Updated: Sep 25, 2024

Trying to establish 'Including Us' is really forcing me to think about why I'm really traveling down this road. How can I serve in a way that does justice to all my teachers, my family, my community and all my fellow travelers past and present who have helped me, and at times, carried me, along the way. Musing on this question after the recent National Child Protection and Youth Justice Forum, where the topic of personal 'whys' was raised, led me to recognise that, in essence, I’m passionate about including the voices of those that are seldom listened to in decision-making and problem solving to make real change.
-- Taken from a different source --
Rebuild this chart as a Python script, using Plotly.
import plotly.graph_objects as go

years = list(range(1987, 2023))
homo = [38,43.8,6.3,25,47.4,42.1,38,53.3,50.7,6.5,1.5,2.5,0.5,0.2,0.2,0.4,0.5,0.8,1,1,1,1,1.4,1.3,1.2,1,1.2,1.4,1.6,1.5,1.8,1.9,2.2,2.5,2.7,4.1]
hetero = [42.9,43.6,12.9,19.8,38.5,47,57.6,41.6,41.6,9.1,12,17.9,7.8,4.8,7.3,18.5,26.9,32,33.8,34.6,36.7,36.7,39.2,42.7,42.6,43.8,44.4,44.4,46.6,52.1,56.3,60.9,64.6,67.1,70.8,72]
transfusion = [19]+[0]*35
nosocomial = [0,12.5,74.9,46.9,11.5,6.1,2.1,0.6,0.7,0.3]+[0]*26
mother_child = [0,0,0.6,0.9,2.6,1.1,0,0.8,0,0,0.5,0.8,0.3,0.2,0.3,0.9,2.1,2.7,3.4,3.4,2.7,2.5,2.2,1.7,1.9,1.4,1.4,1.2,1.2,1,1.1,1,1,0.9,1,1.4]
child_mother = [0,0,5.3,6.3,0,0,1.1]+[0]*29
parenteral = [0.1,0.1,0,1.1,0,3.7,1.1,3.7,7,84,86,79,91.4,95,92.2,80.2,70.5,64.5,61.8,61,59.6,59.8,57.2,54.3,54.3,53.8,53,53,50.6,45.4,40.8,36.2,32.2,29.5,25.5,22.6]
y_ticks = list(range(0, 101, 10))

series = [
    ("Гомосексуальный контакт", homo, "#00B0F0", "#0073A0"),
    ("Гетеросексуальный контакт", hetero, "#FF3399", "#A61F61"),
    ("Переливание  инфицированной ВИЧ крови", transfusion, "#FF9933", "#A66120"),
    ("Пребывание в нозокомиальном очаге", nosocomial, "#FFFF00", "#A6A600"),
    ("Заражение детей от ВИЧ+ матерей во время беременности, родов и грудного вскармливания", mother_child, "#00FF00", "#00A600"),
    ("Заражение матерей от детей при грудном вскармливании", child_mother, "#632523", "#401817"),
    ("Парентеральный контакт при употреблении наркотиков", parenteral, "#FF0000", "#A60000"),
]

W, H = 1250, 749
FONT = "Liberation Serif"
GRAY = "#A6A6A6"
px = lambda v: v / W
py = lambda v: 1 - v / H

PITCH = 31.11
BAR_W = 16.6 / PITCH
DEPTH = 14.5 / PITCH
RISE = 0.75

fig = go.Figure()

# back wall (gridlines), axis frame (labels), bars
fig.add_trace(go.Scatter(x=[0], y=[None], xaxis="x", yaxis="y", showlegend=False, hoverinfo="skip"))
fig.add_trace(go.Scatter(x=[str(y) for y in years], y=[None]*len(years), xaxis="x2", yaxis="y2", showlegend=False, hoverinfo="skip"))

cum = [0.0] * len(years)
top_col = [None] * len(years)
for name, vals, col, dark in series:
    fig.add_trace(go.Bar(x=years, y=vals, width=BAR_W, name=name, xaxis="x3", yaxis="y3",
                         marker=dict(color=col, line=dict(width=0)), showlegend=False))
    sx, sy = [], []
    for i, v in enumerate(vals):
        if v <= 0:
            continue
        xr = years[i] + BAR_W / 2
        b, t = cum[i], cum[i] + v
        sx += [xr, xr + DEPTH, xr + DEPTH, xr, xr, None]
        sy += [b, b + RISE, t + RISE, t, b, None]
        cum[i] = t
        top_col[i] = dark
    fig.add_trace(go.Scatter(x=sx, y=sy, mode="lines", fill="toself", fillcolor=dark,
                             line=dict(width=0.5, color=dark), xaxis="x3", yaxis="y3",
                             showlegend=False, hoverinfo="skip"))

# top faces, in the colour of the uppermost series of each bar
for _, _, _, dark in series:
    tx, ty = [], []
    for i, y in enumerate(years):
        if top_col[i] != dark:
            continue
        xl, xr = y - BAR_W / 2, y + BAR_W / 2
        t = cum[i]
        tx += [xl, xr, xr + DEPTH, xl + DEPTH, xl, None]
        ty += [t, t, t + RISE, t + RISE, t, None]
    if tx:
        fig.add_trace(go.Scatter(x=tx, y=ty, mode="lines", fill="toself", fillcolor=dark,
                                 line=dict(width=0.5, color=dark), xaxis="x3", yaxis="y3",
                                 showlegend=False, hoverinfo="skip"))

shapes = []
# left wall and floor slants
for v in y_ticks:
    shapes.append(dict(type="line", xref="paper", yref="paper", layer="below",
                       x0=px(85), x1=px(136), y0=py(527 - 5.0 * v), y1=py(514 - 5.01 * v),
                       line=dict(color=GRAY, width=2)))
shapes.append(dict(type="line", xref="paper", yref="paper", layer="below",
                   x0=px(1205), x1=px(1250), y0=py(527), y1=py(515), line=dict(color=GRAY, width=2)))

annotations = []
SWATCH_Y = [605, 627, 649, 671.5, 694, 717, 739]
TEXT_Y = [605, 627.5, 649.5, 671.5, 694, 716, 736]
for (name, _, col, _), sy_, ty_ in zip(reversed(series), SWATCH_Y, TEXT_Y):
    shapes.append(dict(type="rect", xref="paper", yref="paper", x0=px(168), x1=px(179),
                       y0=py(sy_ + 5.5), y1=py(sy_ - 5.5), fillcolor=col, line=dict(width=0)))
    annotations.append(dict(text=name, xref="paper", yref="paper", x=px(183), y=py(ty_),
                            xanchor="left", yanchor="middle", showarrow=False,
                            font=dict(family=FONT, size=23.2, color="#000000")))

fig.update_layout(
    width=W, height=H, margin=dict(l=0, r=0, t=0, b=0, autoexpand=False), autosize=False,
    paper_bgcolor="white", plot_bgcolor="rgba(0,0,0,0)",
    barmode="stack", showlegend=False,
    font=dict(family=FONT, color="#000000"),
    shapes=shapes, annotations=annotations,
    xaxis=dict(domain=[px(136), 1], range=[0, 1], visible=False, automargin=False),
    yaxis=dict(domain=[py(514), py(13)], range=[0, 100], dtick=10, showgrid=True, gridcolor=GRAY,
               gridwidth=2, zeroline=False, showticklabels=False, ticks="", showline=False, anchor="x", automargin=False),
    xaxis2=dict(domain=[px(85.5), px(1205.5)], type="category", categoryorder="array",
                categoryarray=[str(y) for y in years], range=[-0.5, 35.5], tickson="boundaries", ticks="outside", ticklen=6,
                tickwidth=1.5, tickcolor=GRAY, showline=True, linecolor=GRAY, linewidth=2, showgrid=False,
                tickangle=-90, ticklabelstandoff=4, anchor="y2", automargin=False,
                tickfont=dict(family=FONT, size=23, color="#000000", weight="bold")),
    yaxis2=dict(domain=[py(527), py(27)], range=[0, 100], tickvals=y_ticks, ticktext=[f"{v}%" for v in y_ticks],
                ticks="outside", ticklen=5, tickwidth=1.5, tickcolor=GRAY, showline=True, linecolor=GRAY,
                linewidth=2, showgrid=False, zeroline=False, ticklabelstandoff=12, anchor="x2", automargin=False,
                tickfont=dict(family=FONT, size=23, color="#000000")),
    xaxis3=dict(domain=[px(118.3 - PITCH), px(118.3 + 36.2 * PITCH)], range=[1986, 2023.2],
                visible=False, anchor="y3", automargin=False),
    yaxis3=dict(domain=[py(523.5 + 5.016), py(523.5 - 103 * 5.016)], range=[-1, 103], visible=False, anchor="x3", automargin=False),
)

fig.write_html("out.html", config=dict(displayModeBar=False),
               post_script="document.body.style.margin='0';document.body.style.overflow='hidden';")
Without fully realising it, I’ve been on a participation and inclusion quest  for the past 37 years.  This quest has taken me to young homeless shelters, to alternative education settings, to employment services, to state government policy offices, to child protection, to academia, to people seeking asylum advocacy and to diversity and inclusion.  Along the way I wrestled with a doctorate specifically focused on how to listen in conversations with the cultural ‘other’ to produce inclusion rather than exclusion.  What I've taken away from this quest so far is that real participation by marginalised groups of people is inclusion.  That without real participation there is just empty symbols and ceremonies that somehow attempt to ignore the question of exclusion and power. That just whitewashes inclusion. But with real participation comes the magic in belonging, recognising, innovation and problem solving.  In this sense, real participation is both the road to, and the meaning of, inclusion.  I have also learnt that real participation is not just about setting up an advisory group.  It requires sophisticated organisational structures and accountability. And it requires a particularly disciplined interpersonal listening that turns out to be truly transformative.  Both at an organisational and personal level. This is my why and the fire that burns.  To those I have already met on this road I salute you. To those that I have not met, I look forward to our 'chance' encounters on the path of the heart to learn about your whys and your fires that burn. With respect, rod.